The concept of relaxation in horse training is varied. The horse training community teaches principles of ‘training relaxation’, ‘teaching the horse to relax’, ‘relaxed tension’, teaching the horse how to ‘self sooth’, teaching the horse to ‘manage it’s emotions’, showing the horse ‘how to relax’ etc all of which some from a perception of misunderstanding, or the basis of a poorly developed skill set.

Ultimately, with horses being flight animals - flight is the key survival response. However, to exist as a flight animal which in themselves is usually a character of an animal with a low cognitive fuel requirement.

This is linked to limited baseline cognitive states (therefore putting them at the bottom end of the food chain) the concept of a limited grasp of relaxation, or neutral cognitive states that are low energy use is a bit of a contradiction.

The more the brain works in states that are the opposite of relaxation (aka basic functioning) on complex planning, and prolonged memory recall (longer than 2-3 seconds) the more fuel it needs - high caloric food.
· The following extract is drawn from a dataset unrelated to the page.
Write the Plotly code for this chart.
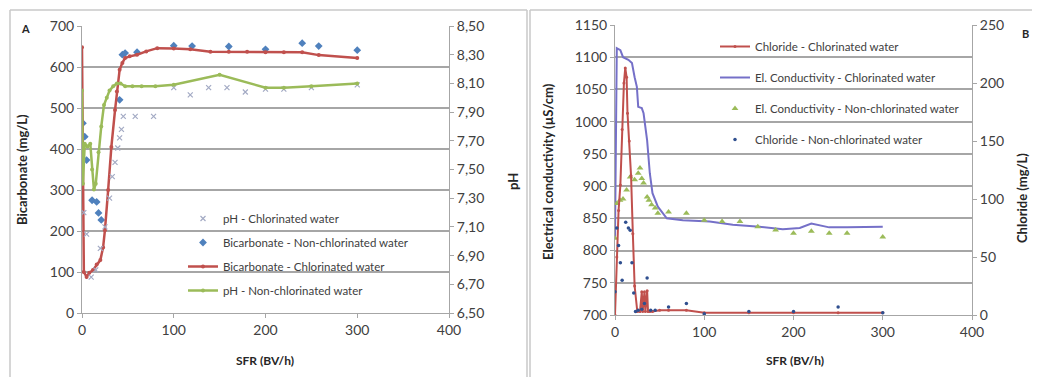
import plotly.graph_objects as go

# page is 1040x385; body has an 8px default margin, so the figure sits at (8,8)
PAGE_W, PAGE_H = 1040, 385
OFF = 8
W, H = PAGE_W - 2 * OFF, PAGE_H - 2 * OFF

# ---------------- Panel A data ----------------
bic_chl_x = [0, 2, 5, 8, 12, 16, 20, 23, 25, 28.5, 32, 36, 38, 41, 44, 47, 52, 60, 70, 82, 100, 118, 140, 160, 180, 200, 220, 240, 258, 300]
bic_chl_y = [648, 100, 88, 98, 105, 118, 129, 160, 202, 300, 405, 495, 540, 593, 610, 622, 626, 630, 638, 646, 645, 643, 637, 637, 637, 636, 636, 636, 629, 622]

bic_non_x = [1, 3, 5, 11, 16, 18, 21, 41, 44, 47, 60, 100, 120, 160, 200, 240, 258, 300]
bic_non_y = [463, 430, 373, 275, 271, 244, 227, 520, 630, 634, 636, 652, 651, 650, 643, 658, 651, 641]

ph_non_x = [0, 1, 3, 6, 9, 11, 13, 15, 18, 21, 24, 27, 30, 34, 38, 42, 47, 55, 65, 80, 100, 150, 200, 220, 250, 300]
ph_non_y = [8.05, 7.40, 7.68, 7.66, 7.68, 7.50, 7.36, 7.40, 7.62, 7.80, 7.95, 8.00, 8.05, 8.08, 8.10, 8.10, 8.08, 8.08, 8.08, 8.08, 8.09, 8.16, 8.07, 8.07, 8.08, 8.10]

ph_chl_x = [2, 5, 10, 15, 20, 25, 30, 33, 36, 39, 41, 43, 45, 58, 78, 100, 118, 138, 158, 178, 200, 220, 250, 300]
ph_chl_y = [7.20, 7.05, 6.75, 6.80, 6.95, 7.10, 7.30, 7.45, 7.55, 7.65, 7.72, 7.78, 7.87, 7.87, 7.87, 8.07, 8.02, 8.07, 8.07, 8.04, 8.06, 8.06, 8.07, 8.09]

ph_ticks = [6.5, 6.7, 6.9, 7.1, 7.3, 7.5, 7.7, 7.9, 8.1, 8.3, 8.5]
ph_ticktext = ["6,50", "6,70", "6,90", "7,10", "7,30", "7,50", "7,70", "7,90", "8,10", "8,30", "8,50"]

# ---------------- Panel B data ----------------
ec_chl_x = [0, 1, 2, 6, 9, 15, 19, 22, 24.5, 26, 30, 32, 36, 39, 42, 48, 58, 76, 106, 132, 162, 188, 207, 220, 240, 260, 300]
ec_chl_y = [820, 1000, 1114, 1111, 1100, 1096, 1091, 1069, 1054, 1023, 1021, 1013, 971, 920, 889, 868, 850, 847, 845, 840, 837, 833, 835, 842, 836, 836, 837]

ec_non_x = [0, 2, 5.6, 9, 13, 17, 22, 26, 28, 30, 32, 36, 38, 41, 45, 48, 60, 80, 100, 120, 140, 160, 180, 200, 220, 240, 260, 300]
ec_non_y = [819, 873, 878, 880, 894, 914, 910, 920, 928, 912, 905, 883, 878, 871, 866, 858, 860, 858, 847, 845, 845, 837, 832, 827, 830, 827, 827, 821]

cl_chl_x = [0, 2, 4, 6, 8, 10, 11.5, 13, 14, 16, 18, 20, 22, 25, 28, 30, 31, 33, 34, 36, 37, 39, 42, 50, 60, 80, 100, 150, 200, 250, 300]
cl_chl_y = [0, 50, 90, 112, 160, 200, 213, 205, 174, 150, 120, 70, 25, 3, 3, 20, 3, 20, 3, 21, 3, 3, 3, 4, 4, 4, 2, 2, 2, 2, 2]

cl_non_x = [0, 2, 4, 6, 8, 12, 15, 17, 19, 21, 23, 26, 30, 33, 36, 40, 45, 60, 80, 100, 150, 200, 250, 300]
cl_non_y = [20, 75, 60, 45, 30, 80, 75, 73, 45, 19, 3, 4, 5, 10, 32, 4, 4, 7, 10, 1, 3, 3, 7, 2]

RED = "#c0504d"
GREEN = "#9bbb59"
BLUE = "#4f81bd"
PURPLE = "#7570c8"
GREYX = "#a3aac4"
FONT = "Lato"
TXT = "#404040"
GRID = "#a6a6a6"

fig = go.Figure()

# Panel A traces (legend order)
fig.add_trace(go.Scatter(x=ph_chl_x, y=ph_chl_y, mode="markers", name="pH - Chlorinated water",
                         marker=dict(symbol="x-thin", size=5, line=dict(width=1.2, color=GREYX), color=GREYX),
                         xaxis="x", yaxis="y2", legend="legend", legendgroup="a1"))
fig.add_trace(go.Scatter(x=bic_non_x, y=bic_non_y, mode="markers", name="Bicarbonate - Non-chlorinated water",
                         marker=dict(symbol="diamond", size=6, color=BLUE),
                         xaxis="x", yaxis="y", legend="legend", legendgroup="a2"))
fig.add_trace(go.Scatter(x=bic_chl_x, y=bic_chl_y, mode="lines+markers", name="Bicarbonate - Chlorinated water",
                         line=dict(color=RED, width=2.5), marker=dict(size=4, color=RED),
                         xaxis="x", yaxis="y", legend="legend", legendgroup="a3"))
fig.add_trace(go.Scatter(x=ph_non_x, y=ph_non_y, mode="lines+markers", name="pH - Non-chlorinated water",
                         line=dict(color=GREEN, width=2.5), marker=dict(size=4, color=GREEN),
                         xaxis="x", yaxis="y2", legend="legend", legendgroup="a4"))

# Panel B traces
fig.add_trace(go.Scatter(x=cl_chl_x, y=cl_chl_y, mode="lines+markers", name="Chloride - Chlorinated water",
                         line=dict(color=RED, width=2), marker=dict(size=3, color=RED),
                         xaxis="x2", yaxis="y4", legend="legend2", legendgroup="b1"))
fig.add_trace(go.Scatter(x=ec_chl_x, y=ec_chl_y, mode="lines", name="El. Conductivity - Chlorinated water",
                         line=dict(color=PURPLE, width=2),
                         xaxis="x2", yaxis="y3", legend="legend2", legendgroup="b2"))
fig.add_trace(go.Scatter(x=ec_non_x, y=ec_non_y, mode="markers", name="El. Conductivity - Non-chlorinated water",
                         marker=dict(symbol="triangle-up", size=6, color=GREEN),
                         xaxis="x2", yaxis="y3", legend="legend2", legendgroup="b3"))
fig.add_trace(go.Scatter(x=cl_non_x, y=cl_non_y, mode="markers", name="Chloride - Non-chlorinated water",
                         marker=dict(symbol="circle", size=3.5, color="#2f4f8f"),
                         xaxis="x2", yaxis="y4", legend="legend2", legendgroup="b4"))

tickfont = dict(family=FONT, size=14, color=TXT)

def px_x(p):
    # page pixel -> paper fraction
    return (p - OFF) / W

def px_y(p):
    return 1 - (p - OFF) / H

axis_common = dict(showline=True, linecolor=GRID, linewidth=1, ticks="outside", ticklen=4,
                   tickcolor=GRID, tickfont=tickfont, zeroline=False, automargin=False)

fig.update_layout(
    width=W, height=H,
    margin=dict(l=0, r=0, t=0, b=0, autoexpand=False),
    paper_bgcolor="white", plot_bgcolor="white",
    font=dict(family=FONT, color=TXT),
    xaxis=dict(domain=[px_x(82), px_x(449)], range=[0, 400], dtick=100, anchor="y",
               showgrid=False, **axis_common),
    yaxis=dict(domain=[px_y(313), px_y(26)], range=[0, 700], dtick=100, anchor="x",
               showgrid=True, gridcolor=GRID, gridwidth=1.5, **axis_common),
    yaxis2=dict(range=[6.5, 8.5], tickvals=ph_ticks, ticktext=ph_ticktext, overlaying="y",
                side="right", anchor="x", showgrid=False, **axis_common),
    xaxis2=dict(domain=[px_x(615), px_x(972)], range=[0, 400], dtick=100, anchor="y3",
                showgrid=False, **axis_common),
    yaxis3=dict(domain=[px_y(315), px_y(25)], range=[700, 1150], dtick=50, anchor="x2",
                showgrid=True, gridcolor=GRID, gridwidth=1.5, **axis_common),
    yaxis4=dict(range=[0, 250], dtick=50, overlaying="y3", side="right", anchor="x2",
                showgrid=False, **axis_common),
    legend=dict(x=px_x(183), y=px_y(204), xanchor="left", yanchor="top", bgcolor="rgba(0,0,0,0)",
                font=dict(family=FONT, size=11.5, color=TXT), tracegroupgap=5, itemwidth=30),
    legend2=dict(x=px_x(715), y=px_y(32), xanchor="left", yanchor="top", bgcolor="rgba(0,0,0,0)",
                 font=dict(family=FONT, size=11.5, color=TXT), tracegroupgap=12, itemwidth=30),
    showlegend=True,
)

ann = [
    dict(text="<b>Bicarbonate (mg/L)</b>", x=px_x(22), y=px_y(170), textangle=-90, size=13),
    dict(text="<b>pH</b>", x=px_x(513), y=px_y(182), textangle=-90, size=13),
    dict(text="<b>SFR (BV/h)</b>", x=px_x(265), y=px_y(360), textangle=0, size=12),
    dict(text="<b>Electrical conductivity (µS/cm)</b>", x=px_x(548), y=px_y(172), textangle=-90, size=13),
    dict(text="<b>Chloride (mg/L)</b>", x=px_x(1022), y=px_y(198), textangle=-90, size=13),
    dict(text="<b>SFR (BV/h)</b>", x=px_x(795), y=px_y(360), textangle=0, size=12),
    dict(text="<b>A</b>", x=px_x(25), y=px_y(29), textangle=0, size=11),
    dict(text="<b>B</b>", x=px_x(1025), y=px_y(33), textangle=0, size=11),
]
for a in ann:
    fig.add_annotation(text=a["text"], x=a["x"], y=a["y"], xref="paper", yref="paper",
                       showarrow=False, textangle=a["textangle"], xanchor="center", yanchor="middle",
                       font=dict(family=FONT, size=a["size"], color="#262626"))

FRAME = "#c8c8c8"
frame_lines = [
    (10, 10, 527, 10), (530, 10, 1032, 10),
    (10, 10, 10, 377), (527, 10, 527, 377), (530, 10, 530, 377),
]
for x0, y0, x1, y1 in frame_lines:
    fig.add_shape(type="line", xref="paper", yref="paper", x0=px_x(x0), x1=px_x(x1),
                  y0=px_y(y0), y1=px_y(y1), line=dict(color=FRAME, width=1.5))

fig.write_html("out.html", config={"displayModeBar": False})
Grass just ain’t that…It is highly likely that the grazing niche and nutritional impoverishment of that niche could not sustain the energy required for recall memory.

Humans use approx. 20% of nutrition for brain activities, compared to 10% for other primates. Cat’s, Dogs & Rats utilise approx. 5% where as horses and Cattle only use approx. 2%. (Armstrong, 1990).

Usually of course, this high nutritive need from the diet amongst some animals (humans inclusive) is paired with a larger, more developed dorsolateral pre frontal cortex of the brain (DLPFC) which allows for more prolonged & persistent states of cognitive arousal , something which the horse simply doesn’t have.

So ultimately, the horse is not ‘wired’ for persistent arousal - it is developed for short term, survival based reactive arousal states. Short term, infrequent, survival necessary states of 'stress'. Read: short term & infrequent.

The persistent state of the horse is a neutral, relaxed, low cognitive load state - one which can be described as relaxation.

"Horses are made to be horses." A wise man called Franz Maringer once said.

So ultimately, relaxation is not a thing we can install, or even update in a horse - but rather a consequence of having enabled the right ‘programming’ in the first place. A consequence of having enabled a situation that is of such ease for the horse to exist successfully in, that it is in itself is not requiring of any greater cognitive cost than the bare minimum.